## What is asked
Repeat every line of the listing below exactly, minus the pictures.

--- start of Data lines ---

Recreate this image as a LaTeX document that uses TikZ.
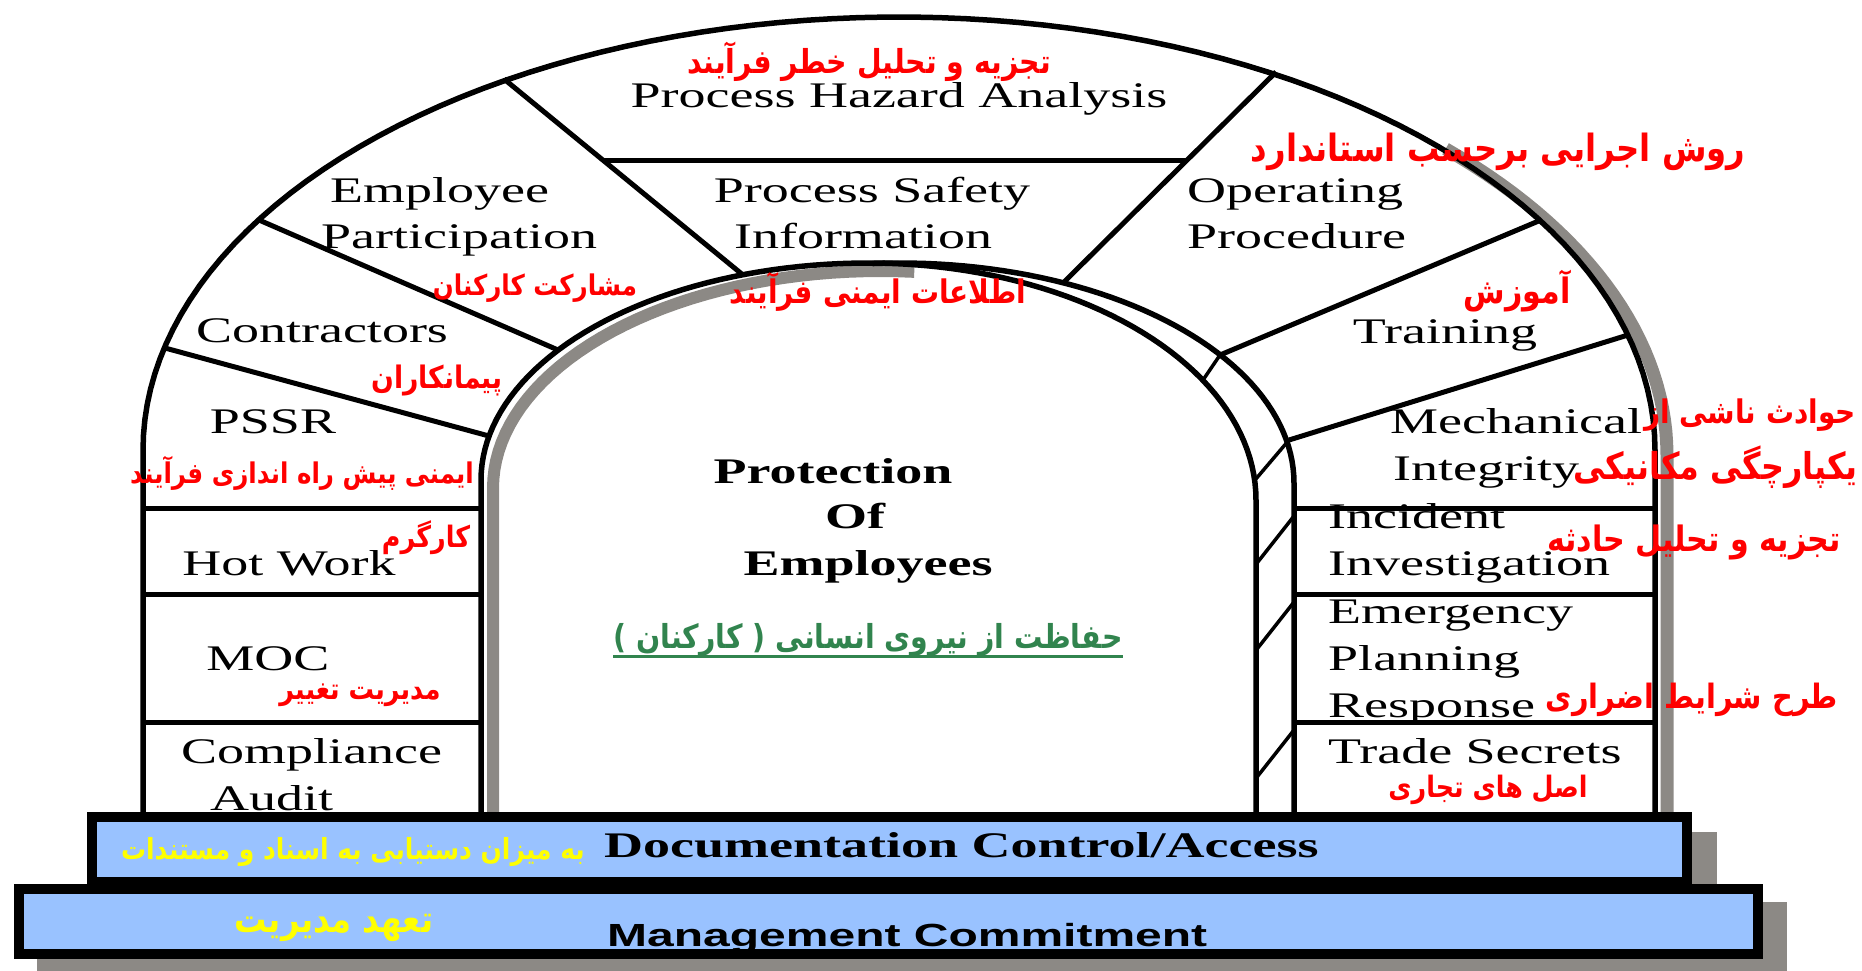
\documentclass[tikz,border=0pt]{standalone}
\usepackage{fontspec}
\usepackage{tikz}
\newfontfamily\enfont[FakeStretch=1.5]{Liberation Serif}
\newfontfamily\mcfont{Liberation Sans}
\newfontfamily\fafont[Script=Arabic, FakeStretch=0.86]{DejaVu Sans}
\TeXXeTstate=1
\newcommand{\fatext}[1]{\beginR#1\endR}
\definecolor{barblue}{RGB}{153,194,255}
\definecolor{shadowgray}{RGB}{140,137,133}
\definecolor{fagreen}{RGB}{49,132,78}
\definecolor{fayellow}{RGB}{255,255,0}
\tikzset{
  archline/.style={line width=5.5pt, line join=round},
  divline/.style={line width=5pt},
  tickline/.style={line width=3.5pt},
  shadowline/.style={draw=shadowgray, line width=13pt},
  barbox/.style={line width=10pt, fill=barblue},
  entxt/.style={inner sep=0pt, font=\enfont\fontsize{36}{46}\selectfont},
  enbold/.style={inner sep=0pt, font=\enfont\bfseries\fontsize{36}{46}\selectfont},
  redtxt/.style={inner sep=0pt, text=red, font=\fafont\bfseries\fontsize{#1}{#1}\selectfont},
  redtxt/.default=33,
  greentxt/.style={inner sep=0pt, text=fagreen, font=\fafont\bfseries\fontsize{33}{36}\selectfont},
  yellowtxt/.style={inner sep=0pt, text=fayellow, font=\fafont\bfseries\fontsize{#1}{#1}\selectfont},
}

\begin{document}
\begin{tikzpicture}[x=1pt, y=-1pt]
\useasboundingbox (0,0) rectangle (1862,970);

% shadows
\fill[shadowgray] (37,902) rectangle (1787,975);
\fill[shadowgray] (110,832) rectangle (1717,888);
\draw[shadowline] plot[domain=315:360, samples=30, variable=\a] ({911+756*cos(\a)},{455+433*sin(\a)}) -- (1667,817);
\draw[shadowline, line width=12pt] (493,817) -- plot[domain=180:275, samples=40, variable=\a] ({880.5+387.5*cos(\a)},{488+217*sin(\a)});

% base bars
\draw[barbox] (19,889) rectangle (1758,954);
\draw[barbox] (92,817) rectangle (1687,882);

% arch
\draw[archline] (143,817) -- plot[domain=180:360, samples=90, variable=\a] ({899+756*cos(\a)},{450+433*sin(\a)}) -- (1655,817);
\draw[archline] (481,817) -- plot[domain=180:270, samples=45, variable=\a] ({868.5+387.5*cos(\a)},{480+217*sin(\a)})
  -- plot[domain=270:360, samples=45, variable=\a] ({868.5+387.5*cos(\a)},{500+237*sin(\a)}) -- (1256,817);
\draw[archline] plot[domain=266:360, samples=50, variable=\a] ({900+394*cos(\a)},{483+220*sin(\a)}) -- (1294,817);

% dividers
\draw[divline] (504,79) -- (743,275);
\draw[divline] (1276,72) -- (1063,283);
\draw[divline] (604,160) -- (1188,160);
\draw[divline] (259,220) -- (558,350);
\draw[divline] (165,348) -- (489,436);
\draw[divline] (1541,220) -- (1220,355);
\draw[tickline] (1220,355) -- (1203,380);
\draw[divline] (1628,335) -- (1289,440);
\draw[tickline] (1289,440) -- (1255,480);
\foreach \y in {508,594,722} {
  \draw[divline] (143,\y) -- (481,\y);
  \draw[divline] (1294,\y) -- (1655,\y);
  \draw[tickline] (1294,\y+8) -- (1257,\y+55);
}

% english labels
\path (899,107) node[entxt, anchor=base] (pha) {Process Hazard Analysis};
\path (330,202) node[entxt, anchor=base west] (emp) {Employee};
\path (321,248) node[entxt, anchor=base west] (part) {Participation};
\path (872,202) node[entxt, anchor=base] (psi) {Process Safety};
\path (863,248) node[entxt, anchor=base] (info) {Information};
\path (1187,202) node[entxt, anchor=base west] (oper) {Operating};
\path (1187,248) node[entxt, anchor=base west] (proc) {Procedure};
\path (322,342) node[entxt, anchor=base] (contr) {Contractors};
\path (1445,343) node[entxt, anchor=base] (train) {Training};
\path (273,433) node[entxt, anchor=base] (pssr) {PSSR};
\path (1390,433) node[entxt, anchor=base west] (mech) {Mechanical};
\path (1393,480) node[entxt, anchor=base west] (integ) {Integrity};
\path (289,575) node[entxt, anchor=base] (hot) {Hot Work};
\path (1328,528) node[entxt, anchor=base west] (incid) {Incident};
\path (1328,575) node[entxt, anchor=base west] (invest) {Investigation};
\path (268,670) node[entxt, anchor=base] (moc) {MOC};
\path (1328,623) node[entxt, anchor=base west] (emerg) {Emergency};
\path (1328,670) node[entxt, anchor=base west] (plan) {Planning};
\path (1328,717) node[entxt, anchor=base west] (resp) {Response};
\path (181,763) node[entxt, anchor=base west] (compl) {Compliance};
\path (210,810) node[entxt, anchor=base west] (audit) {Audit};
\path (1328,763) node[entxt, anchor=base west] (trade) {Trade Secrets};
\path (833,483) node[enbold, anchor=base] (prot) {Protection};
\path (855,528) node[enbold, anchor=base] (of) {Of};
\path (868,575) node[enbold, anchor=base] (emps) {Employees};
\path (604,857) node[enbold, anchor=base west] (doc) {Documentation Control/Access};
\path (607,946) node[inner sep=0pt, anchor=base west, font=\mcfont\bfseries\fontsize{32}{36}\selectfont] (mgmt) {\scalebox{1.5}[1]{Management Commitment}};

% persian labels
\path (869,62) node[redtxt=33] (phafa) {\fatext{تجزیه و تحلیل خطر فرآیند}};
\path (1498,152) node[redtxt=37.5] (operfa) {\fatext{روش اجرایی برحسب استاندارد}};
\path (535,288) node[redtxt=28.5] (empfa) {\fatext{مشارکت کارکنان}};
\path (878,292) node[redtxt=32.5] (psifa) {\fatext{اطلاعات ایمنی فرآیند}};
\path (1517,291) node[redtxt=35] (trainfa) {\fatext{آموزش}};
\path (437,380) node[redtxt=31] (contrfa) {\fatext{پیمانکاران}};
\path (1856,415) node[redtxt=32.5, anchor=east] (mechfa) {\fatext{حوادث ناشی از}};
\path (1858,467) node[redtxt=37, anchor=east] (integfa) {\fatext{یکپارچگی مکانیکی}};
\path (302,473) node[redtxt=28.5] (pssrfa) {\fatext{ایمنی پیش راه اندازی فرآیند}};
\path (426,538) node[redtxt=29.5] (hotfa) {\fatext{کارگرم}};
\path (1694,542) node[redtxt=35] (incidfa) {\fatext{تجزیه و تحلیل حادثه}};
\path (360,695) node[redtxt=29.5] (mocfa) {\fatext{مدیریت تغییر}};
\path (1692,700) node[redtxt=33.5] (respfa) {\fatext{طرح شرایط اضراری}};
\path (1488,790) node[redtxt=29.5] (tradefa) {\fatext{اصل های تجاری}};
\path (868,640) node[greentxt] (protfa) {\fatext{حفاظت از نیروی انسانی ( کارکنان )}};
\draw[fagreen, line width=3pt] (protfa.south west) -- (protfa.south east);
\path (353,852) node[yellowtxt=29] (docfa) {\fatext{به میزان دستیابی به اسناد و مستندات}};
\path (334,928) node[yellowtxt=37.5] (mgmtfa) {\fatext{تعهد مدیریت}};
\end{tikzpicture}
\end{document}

--- end of Data lines ---

## Written response
Recreate this image as a LaTeX document that uses TikZ.
\documentclass[tikz,border=0pt]{standalone}
\usepackage{fontspec}
\usepackage{tikz}
\newfontfamily\enfont[FakeStretch=1.5]{Liberation Serif}
\newfontfamily\mcfont{Liberation Sans}
\newfontfamily\fafont[Script=Arabic, FakeStretch=0.86]{DejaVu Sans}
\TeXXeTstate=1
\newcommand{\fatext}[1]{\beginR#1\endR}
\definecolor{barblue}{RGB}{153,194,255}
\definecolor{shadowgray}{RGB}{140,137,133}
\definecolor{fagreen}{RGB}{49,132,78}
\definecolor{fayellow}{RGB}{255,255,0}
\tikzset{
  archline/.style={line width=5.5pt, line join=round},
  divline/.style={line width=5pt},
  tickline/.style={line width=3.5pt},
  shadowline/.style={draw=shadowgray, line width=13pt},
  barbox/.style={line width=10pt, fill=barblue},
  entxt/.style={inner sep=0pt, font=\enfont\fontsize{36}{46}\selectfont},
  enbold/.style={inner sep=0pt, font=\enfont\bfseries\fontsize{36}{46}\selectfont},
  redtxt/.style={inner sep=0pt, text=red, font=\fafont\bfseries\fontsize{#1}{#1}\selectfont},
  redtxt/.default=33,
  greentxt/.style={inner sep=0pt, text=fagreen, font=\fafont\bfseries\fontsize{33}{36}\selectfont},
  yellowtxt/.style={inner sep=0pt, text=fayellow, font=\fafont\bfseries\fontsize{#1}{#1}\selectfont},
}

\begin{document}
\begin{tikzpicture}[x=1pt, y=-1pt]
\useasboundingbox (0,0) rectangle (1862,970);

% shadows
\fill[shadowgray] (37,902) rectangle (1787,975);
\fill[shadowgray] (110,832) rectangle (1717,888);
\draw[shadowline] plot[domain=315:360, samples=30, variable=\a] ({911+756*cos(\a)},{455+433*sin(\a)}) -- (1667,817);
\draw[shadowline, line width=12pt] (493,817) -- plot[domain=180:275, samples=40, variable=\a] ({880.5+387.5*cos(\a)},{488+217*sin(\a)});

% base bars
\draw[barbox] (19,889) rectangle (1758,954);
\draw[barbox] (92,817) rectangle (1687,882);

% arch
\draw[archline] (143,817) -- plot[domain=180:360, samples=90, variable=\a] ({899+756*cos(\a)},{450+433*sin(\a)}) -- (1655,817);
\draw[archline] (481,817) -- plot[domain=180:270, samples=45, variable=\a] ({868.5+387.5*cos(\a)},{480+217*sin(\a)})
  -- plot[domain=270:360, samples=45, variable=\a] ({868.5+387.5*cos(\a)},{500+237*sin(\a)}) -- (1256,817);
\draw[archline] plot[domain=266:360, samples=50, variable=\a] ({900+394*cos(\a)},{483+220*sin(\a)}) -- (1294,817);

% dividers
\draw[divline] (504,79) -- (743,275);
\draw[divline] (1276,72) -- (1063,283);
\draw[divline] (604,160) -- (1188,160);
\draw[divline] (259,220) -- (558,350);
\draw[divline] (165,348) -- (489,436);
\draw[divline] (1541,220) -- (1220,355);
\draw[tickline] (1220,355) -- (1203,380);
\draw[divline] (1628,335) -- (1289,440);
\draw[tickline] (1289,440) -- (1255,480);
\foreach \y in {508,594,722} {
  \draw[divline] (143,\y) -- (481,\y);
  \draw[divline] (1294,\y) -- (1655,\y);
  \draw[tickline] (1294,\y+8) -- (1257,\y+55);
}

% english labels
\path (899,107) node[entxt, anchor=base] (pha) {Process Hazard Analysis};
\path (330,202) node[entxt, anchor=base west] (emp) {Employee};
\path (321,248) node[entxt, anchor=base west] (part) {Participation};
\path (872,202) node[entxt, anchor=base] (psi) {Process Safety};
\path (863,248) node[entxt, anchor=base] (info) {Information};
\path (1187,202) node[entxt, anchor=base west] (oper) {Operating};
\path (1187,248) node[entxt, anchor=base west] (proc) {Procedure};
\path (322,342) node[entxt, anchor=base] (contr) {Contractors};
\path (1445,343) node[entxt, anchor=base] (train) {Training};
\path (273,433) node[entxt, anchor=base] (pssr) {PSSR};
\path (1390,433) node[entxt, anchor=base west] (mech) {Mechanical};
\path (1393,480) node[entxt, anchor=base west] (integ) {Integrity};
\path (289,575) node[entxt, anchor=base] (hot) {Hot Work};
\path (1328,528) node[entxt, anchor=base west] (incid) {Incident};
\path (1328,575) node[entxt, anchor=base west] (invest) {Investigation};
\path (268,670) node[entxt, anchor=base] (moc) {MOC};
\path (1328,623) node[entxt, anchor=base west] (emerg) {Emergency};
\path (1328,670) node[entxt, anchor=base west] (plan) {Planning};
\path (1328,717) node[entxt, anchor=base west] (resp) {Response};
\path (181,763) node[entxt, anchor=base west] (compl) {Compliance};
\path (210,810) node[entxt, anchor=base west] (audit) {Audit};
\path (1328,763) node[entxt, anchor=base west] (trade) {Trade Secrets};
\path (833,483) node[enbold, anchor=base] (prot) {Protection};
\path (855,528) node[enbold, anchor=base] (of) {Of};
\path (868,575) node[enbold, anchor=base] (emps) {Employees};
\path (604,857) node[enbold, anchor=base west] (doc) {Documentation Control/Access};
\path (607,946) node[inner sep=0pt, anchor=base west, font=\mcfont\bfseries\fontsize{32}{36}\selectfont] (mgmt) {\scalebox{1.5}[1]{Management Commitment}};

% persian labels
\path (869,62) node[redtxt=33] (phafa) {\fatext{تجزیه و تحلیل خطر فرآیند}};
\path (1498,152) node[redtxt=37.5] (operfa) {\fatext{روش اجرایی برحسب استاندارد}};
\path (535,288) node[redtxt=28.5] (empfa) {\fatext{مشارکت کارکنان}};
\path (878,292) node[redtxt=32.5] (psifa) {\fatext{اطلاعات ایمنی فرآیند}};
\path (1517,291) node[redtxt=35] (trainfa) {\fatext{آموزش}};
\path (437,380) node[redtxt=31] (contrfa) {\fatext{پیمانکاران}};
\path (1856,415) node[redtxt=32.5, anchor=east] (mechfa) {\fatext{حوادث ناشی از}};
\path (1858,467) node[redtxt=37, anchor=east] (integfa) {\fatext{یکپارچگی مکانیکی}};
\path (302,473) node[redtxt=28.5] (pssrfa) {\fatext{ایمنی پیش راه اندازی فرآیند}};
\path (426,538) node[redtxt=29.5] (hotfa) {\fatext{کارگرم}};
\path (1694,542) node[redtxt=35] (incidfa) {\fatext{تجزیه و تحلیل حادثه}};
\path (360,695) node[redtxt=29.5] (mocfa) {\fatext{مدیریت تغییر}};
\path (1692,700) node[redtxt=33.5] (respfa) {\fatext{طرح شرایط اضراری}};
\path (1488,790) node[redtxt=29.5] (tradefa) {\fatext{اصل های تجاری}};
\path (868,640) node[greentxt] (protfa) {\fatext{حفاظت از نیروی انسانی ( کارکنان )}};
\draw[fagreen, line width=3pt] (protfa.south west) -- (protfa.south east);
\path (353,852) node[yellowtxt=29] (docfa) {\fatext{به میزان دستیابی به اسناد و مستندات}};
\path (334,928) node[yellowtxt=37.5] (mgmtfa) {\fatext{تعهد مدیریت}};
\end{tikzpicture}
\end{document}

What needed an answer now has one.